Why Alex Cora has ‘hope’ in Trevor Story returning at some point during the 2023 season

Story took a positive step in his rehab after having offseason elbow surgery.

Trevor Story fielded groundballs for the first time since his surgery in January on Thursday. Jim Davis/Globe Staff

It’s likely that Trevor Story will miss most, if not all, of the 2023 season after having offseason surgery on the UCL ligament in his throwing elbow, but that isn’t stopping the Red Sox from being hopeful that he’ll return.

A reason for the Red Sox to be optimistic that Story can return in the second half of the season emerged Thursday. Story took part in the team’s workouts that day at Fort Myers, where he fielded groundballs for the first time since his surgery in January. 

Red Sox manager Alex Cora explained why Story’s workout Thursday was a very positive development. 


“It gives you hope,” Cora told’s Ian Browne. “If he’s not thinking about [playing] this year, then why take ground balls so soon?
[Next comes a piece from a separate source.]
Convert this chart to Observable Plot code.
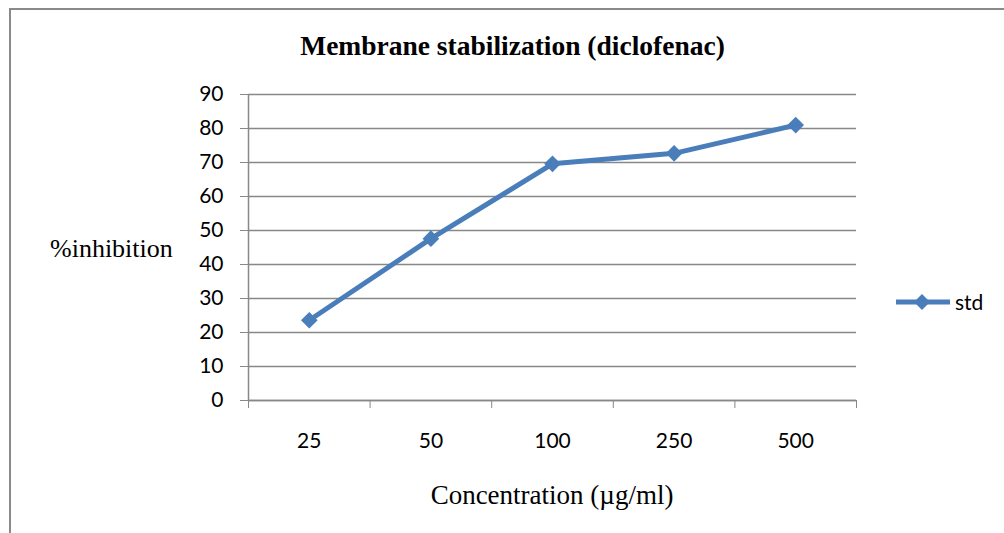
<!DOCTYPE html>
<html><head><meta charset="utf-8">
<script src="https://cdn.jsdelivr.net/npm/d3@7"></script>
<script src="https://cdn.jsdelivr.net/npm/@observablehq/plot@0.6"></script>
<style>
html,body{margin:0;padding:0;background:#fff;width:1004px;height:533px;overflow:hidden;position:relative;}
#frame{position:absolute;left:9px;top:8px;width:1100px;height:600px;border:2px solid #8a8a8a;box-sizing:border-box;}
#chart{position:absolute;left:0;top:0;}
.t{position:absolute;white-space:nowrap;color:#000;}
.serif{font-family:"Liberation Serif","DejaVu Serif",serif;}
</style></head><body>
<div id="frame"></div>
<div id="chart"></div>
<div class="t serif" id="title" style="left:0;width:1025px;text-align:center;top:31px;font-size:27.5px;line-height:30px;font-weight:bold;"></div>
<div class="t serif" id="ylab" style="left:50px;top:234px;font-size:26px;line-height:30px;"></div>
<div class="t serif" id="xlab" style="left:0;width:1104px;text-align:center;top:480px;font-size:27px;line-height:30px;"></div>
<div class="t" id="legend" style="left:894px;top:289px;font-family:Lato,sans-serif;font-size:21px;line-height:26px;display:flex;align-items:center;"></div>
<script>
const titleText = "Membrane stabilization (diclofenac)";
const yLabel = "%inhibition";
const xLabel = "Concentration (µg/ml)";
const seriesName = "std";
const concentrations = ["25", "50", "100", "250", "500"];
const inhibition = [23.6, 47.6, 69.6, 72.7, 81.0];
const yTicks = [0, 10, 20, 30, 40, 50, 60, 70, 80, 90];

const lineColor = "#4a7ebb";
const gridColor = "#888888";

document.getElementById("title").textContent = titleText;
document.getElementById("ylab").textContent = yLabel;
document.getElementById("xlab").textContent = xLabel;

const data = concentrations.map((c, i) => ({idx: i + 0.5, conc: c, value: inhibition[i]}));
const bounds = d3.range(concentrations.length + 1);

const chart = Plot.plot({
  width: 1004,
  height: 533,
  marginLeft: 248,
  marginRight: 148,
  marginTop: 94,
  marginBottom: 133,
  style: {background: "transparent", fontFamily: "Lato, sans-serif", color: "black"},
  x: {type: "linear", domain: [0, concentrations.length]},
  y: {domain: [0, 90]},
  marks: [
    Plot.gridY(yTicks, {stroke: gridColor, strokeOpacity: 1, strokeWidth: 1.5}),
    Plot.ruleX([0], {stroke: gridColor, strokeWidth: 1.5}),
    Plot.ruleY([0], {stroke: gridColor, strokeWidth: 1.5}),
    Plot.axisY(yTicks, {tickSize: 8, tickPadding: 17, fontSize: 21, stroke: gridColor, fill: "black", label: null}),
    Plot.axisX(bounds, {tickSize: 8, tickFormat: () => "", stroke: gridColor, label: null}),
    Plot.axisX(data.map(d => d.idx), {tickSize: 0, tickPadding: 33, fontSize: 21, fill: "black", label: null,
      tickFormat: d => concentrations[Math.floor(d)]}),
    Plot.line(data, {x: "idx", y: "value", stroke: lineColor, strokeWidth: 5}),
    Plot.dot(data, {x: "idx", y: "value", symbol: "diamond2", r: 7.5, fill: lineColor, stroke: "none"})
  ]
});
document.getElementById("chart").appendChild(chart);

const leg = document.getElementById("legend");
leg.innerHTML = `<svg width="58" height="26" style="display:block"><line x1="2" x2="56" y1="13" y2="13" stroke="${lineColor}" stroke-width="5"/><path d="M28,5 L36,13 L28,21 L20,13 Z" fill="${lineColor}"/></svg><span style="margin-left:3px">${seriesName}</span>`;
</script>
</body></html>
He wants to be a baseball player, just like everybody else. He’s engaged and he’s excited. To take that step, it means a lot. That’s a good first step.”

Cora told Browne that Story’s been “involved” with the team during meetings and the like as he’s rehabbed in camp. 

Cora also mentioned how taking the field will make Story’s days “a little bit more fun” as he breaks up the usual rehab routine. Story admitted that was the case for him.

“It’s huge,” Story told Browne on Friday. “You get to that point where you feel like just a rehabber. To get out in the field and take ground balls and feel more like a baseball player is really good, something I’ve been looking forward to. It’s something small in the grand scheme of things, but in the progression it’s big. It was a good day yesterday.”


Story, who signed a six-year, $140 million deal with the Red Sox ahead of the 2022 season, didn’t have the best first year in Boston. He hit .238 with a .737 OPS, 16 homers, and 66 RBIs in 94 games as he missed time due to hand and heel injuries.

It was also his first season playing at second base, and while he fielded the ball well (he only had six errors), concerns about his arm strength continued. Story’s average velocity in 2021, when he played shortstop with the Rockies, was 79.1 mph, ranking 52nd of the 58 shortstops that qualified, according to Statcast. Last season, that number dipped to 76.1 mph, which was 61st among the 70 second basemen that qualified.

It was presumed that Story would return to his natural position at shortstop in 2023 following the departure of Xander Bogaerts. For now, the Red Sox have trotted Kiké Hernández.out there to play the position in spring training and traded for Adalberto Mondesi from the Royals, who is also rehabbing from an injury.